London commuters queue for water taxis during the Tube strike on Sept. 7. Photographer: Ben Stansall/AFP/Getty Images
Londoners Plan to Take to Bikes, Boats, Taxis in Tube Strike
Jason Alden/Bloomberg
The shutdown of the city’s subway started at 9 p.m. yesterday and will continue until this evening.
The shutdown of the city’s subway started at 9 p.m. yesterday and will continue until this evening. Photographer: Jason Alden/Bloomberg
Londoners should see a resumption of full service on the city’s subway system today after a strike by as many as 10,000 Tube workers shut down much of the network yesterday.
“We’re expecting a full service to be up and running” on the London Underground, said a Transport for London spokesman by phone.

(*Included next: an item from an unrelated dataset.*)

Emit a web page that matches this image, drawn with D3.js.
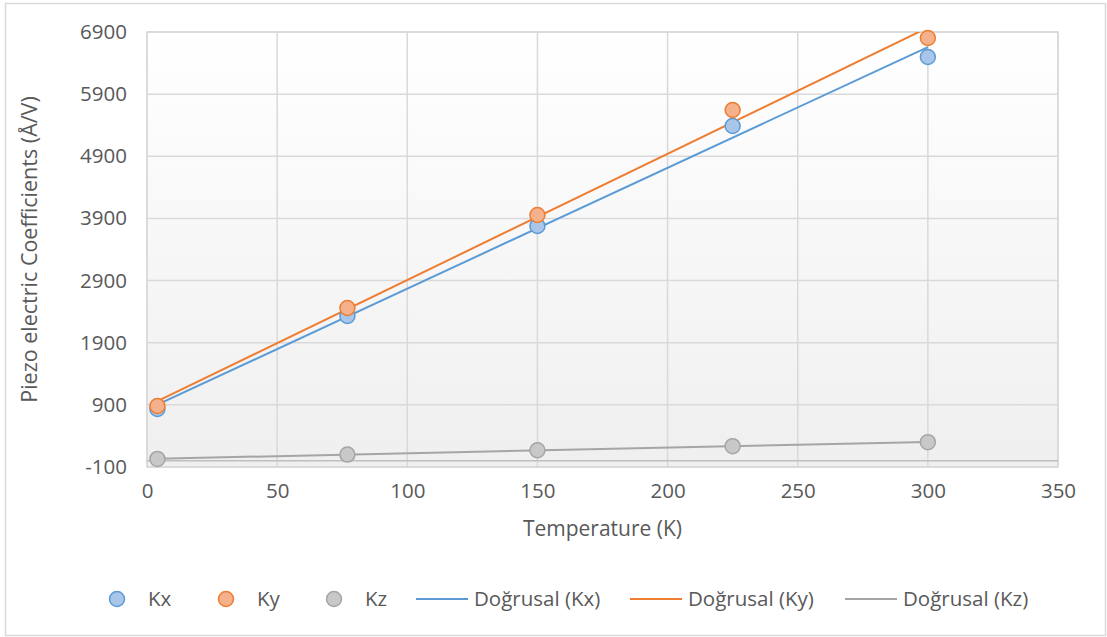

TfL manages the capital’s public transit networks.
Commuters yesterday took to boats, bikes, taxis, and their own two feet to get to work as the first of a series of 24-hour strikes over planned job cuts was staged.
The partial shutdown of the city’s subway started in the evening of Sept. 6 and ended at 9 p.m. yesterday after talks with management broke down last week.
About 40 percent of the city’s 500 Tube trains ran yesterday morning, with only one line out of service, according to TfL. Mayor Boris Johnson added about 100 extra buses and a boat with room for 500, the transit operator said.
It was the fourth time strikers have shut down the London Underground since 2002.
No talks were reported to be scheduled between TfL and the striking unions, the National Union of Rail, Maritime and Transport Workers, or RMT, and the Transport Salaried Staffs’ Association.
Trains were halted on the Circle line, while Victoria, Bakerloo, District, Hammersmith & City, Metropolitan, Piccadilly and Jubilee lines had partial service, according to London Underground’s website. There were minor delays on the Waterloo & City line, and the Northern line ran a full service.
TfL hired companies to organize bicycle rides from locations outside central London, it said in a statement. Extra river shuttles were added between Tower, Westminster and London Eye piers. A private catamaran service, Thames Clippers, added extra sailings, according to spokeswoman Stephanie Jones.
A one-day strike on June 10, 2009, added an extra 1.3 million hours to Londoners’ travel time, according to a survey last year commissioned by Citrix Systems Inc. A day’s strike may cost businesses 48 million pounds ($74 million), according to the London Chamber of Commerce and Industry.